BEGIN Stored records

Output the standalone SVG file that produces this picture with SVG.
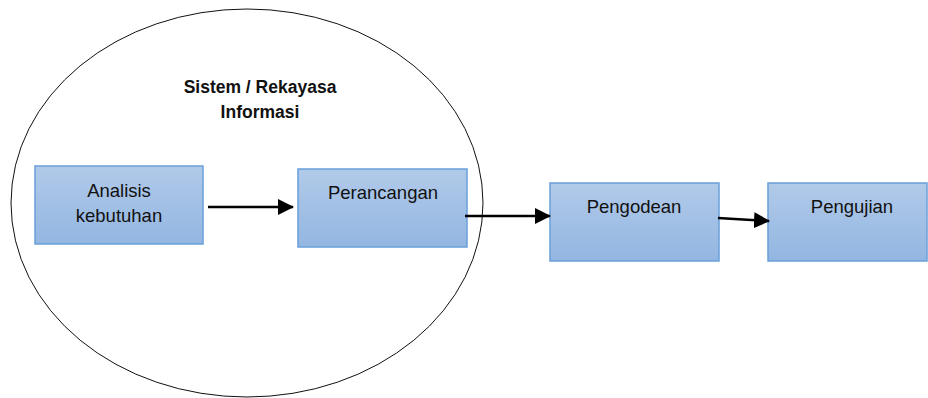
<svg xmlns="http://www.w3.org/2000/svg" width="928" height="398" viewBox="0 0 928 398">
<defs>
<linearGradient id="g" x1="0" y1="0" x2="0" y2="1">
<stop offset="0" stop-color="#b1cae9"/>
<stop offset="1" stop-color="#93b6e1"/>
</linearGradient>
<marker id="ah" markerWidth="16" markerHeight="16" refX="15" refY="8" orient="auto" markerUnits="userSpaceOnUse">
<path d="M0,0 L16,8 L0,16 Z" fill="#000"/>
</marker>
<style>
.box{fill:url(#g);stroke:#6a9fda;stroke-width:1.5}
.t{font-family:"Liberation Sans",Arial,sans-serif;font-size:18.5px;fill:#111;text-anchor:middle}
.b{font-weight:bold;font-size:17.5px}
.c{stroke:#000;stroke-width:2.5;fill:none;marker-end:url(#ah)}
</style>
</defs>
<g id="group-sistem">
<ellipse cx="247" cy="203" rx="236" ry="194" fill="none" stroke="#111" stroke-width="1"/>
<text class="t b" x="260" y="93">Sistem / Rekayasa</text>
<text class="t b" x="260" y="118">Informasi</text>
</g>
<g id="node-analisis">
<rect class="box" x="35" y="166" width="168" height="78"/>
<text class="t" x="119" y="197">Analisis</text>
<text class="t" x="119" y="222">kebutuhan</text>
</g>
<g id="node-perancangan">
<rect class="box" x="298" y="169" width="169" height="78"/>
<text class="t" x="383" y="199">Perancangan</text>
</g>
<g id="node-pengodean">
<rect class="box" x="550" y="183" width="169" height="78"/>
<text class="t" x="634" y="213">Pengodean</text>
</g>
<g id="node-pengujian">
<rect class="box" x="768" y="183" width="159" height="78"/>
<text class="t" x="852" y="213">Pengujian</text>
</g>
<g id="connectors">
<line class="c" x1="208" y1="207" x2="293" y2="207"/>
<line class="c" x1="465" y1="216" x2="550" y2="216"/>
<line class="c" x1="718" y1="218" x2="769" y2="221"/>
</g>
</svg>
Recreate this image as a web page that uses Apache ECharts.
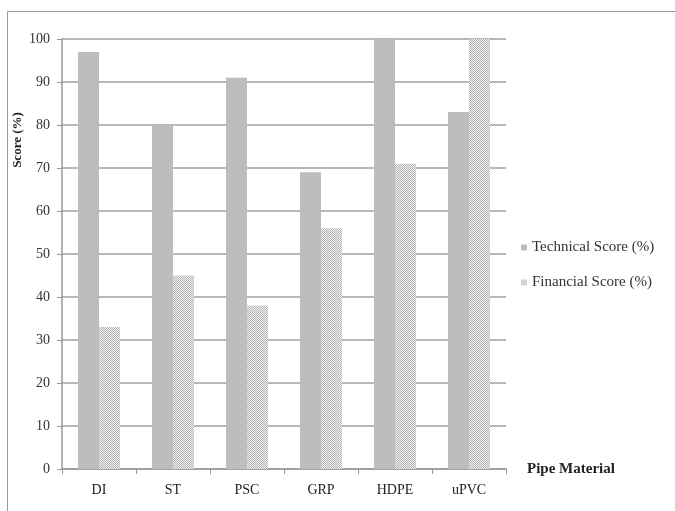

END Stored records

• **Goal of the exercise**
Transcribe the full listing character for character. Pictures are excluded.

• **Task result**
Output the standalone SVG file that produces this picture with SVG.
<svg xmlns="http://www.w3.org/2000/svg" width="928" height="398" viewBox="0 0 928 398">
<defs>
<linearGradient id="g" x1="0" y1="0" x2="0" y2="1">
<stop offset="0" stop-color="#b1cae9"/>
<stop offset="1" stop-color="#93b6e1"/>
</linearGradient>
<marker id="ah" markerWidth="16" markerHeight="16" refX="15" refY="8" orient="auto" markerUnits="userSpaceOnUse">
<path d="M0,0 L16,8 L0,16 Z" fill="#000"/>
</marker>
<style>
.box{fill:url(#g);stroke:#6a9fda;stroke-width:1.5}
.t{font-family:"Liberation Sans",Arial,sans-serif;font-size:18.5px;fill:#111;text-anchor:middle}
.b{font-weight:bold;font-size:17.5px}
.c{stroke:#000;stroke-width:2.5;fill:none;marker-end:url(#ah)}
</style>
</defs>
<g id="group-sistem">
<ellipse cx="247" cy="203" rx="236" ry="194" fill="none" stroke="#111" stroke-width="1"/>
<text class="t b" x="260" y="93">Sistem / Rekayasa</text>
<text class="t b" x="260" y="118">Informasi</text>
</g>
<g id="node-analisis">
<rect class="box" x="35" y="166" width="168" height="78"/>
<text class="t" x="119" y="197">Analisis</text>
<text class="t" x="119" y="222">kebutuhan</text>
</g>
<g id="node-perancangan">
<rect class="box" x="298" y="169" width="169" height="78"/>
<text class="t" x="383" y="199">Perancangan</text>
</g>
<g id="node-pengodean">
<rect class="box" x="550" y="183" width="169" height="78"/>
<text class="t" x="634" y="213">Pengodean</text>
</g>
<g id="node-pengujian">
<rect class="box" x="768" y="183" width="159" height="78"/>
<text class="t" x="852" y="213">Pengujian</text>
</g>
<g id="connectors">
<line class="c" x1="208" y1="207" x2="293" y2="207"/>
<line class="c" x1="465" y1="216" x2="550" y2="216"/>
<line class="c" x1="718" y1="218" x2="769" y2="221"/>
</g>
</svg>
Recreate this image as a web page that uses Apache ECharts.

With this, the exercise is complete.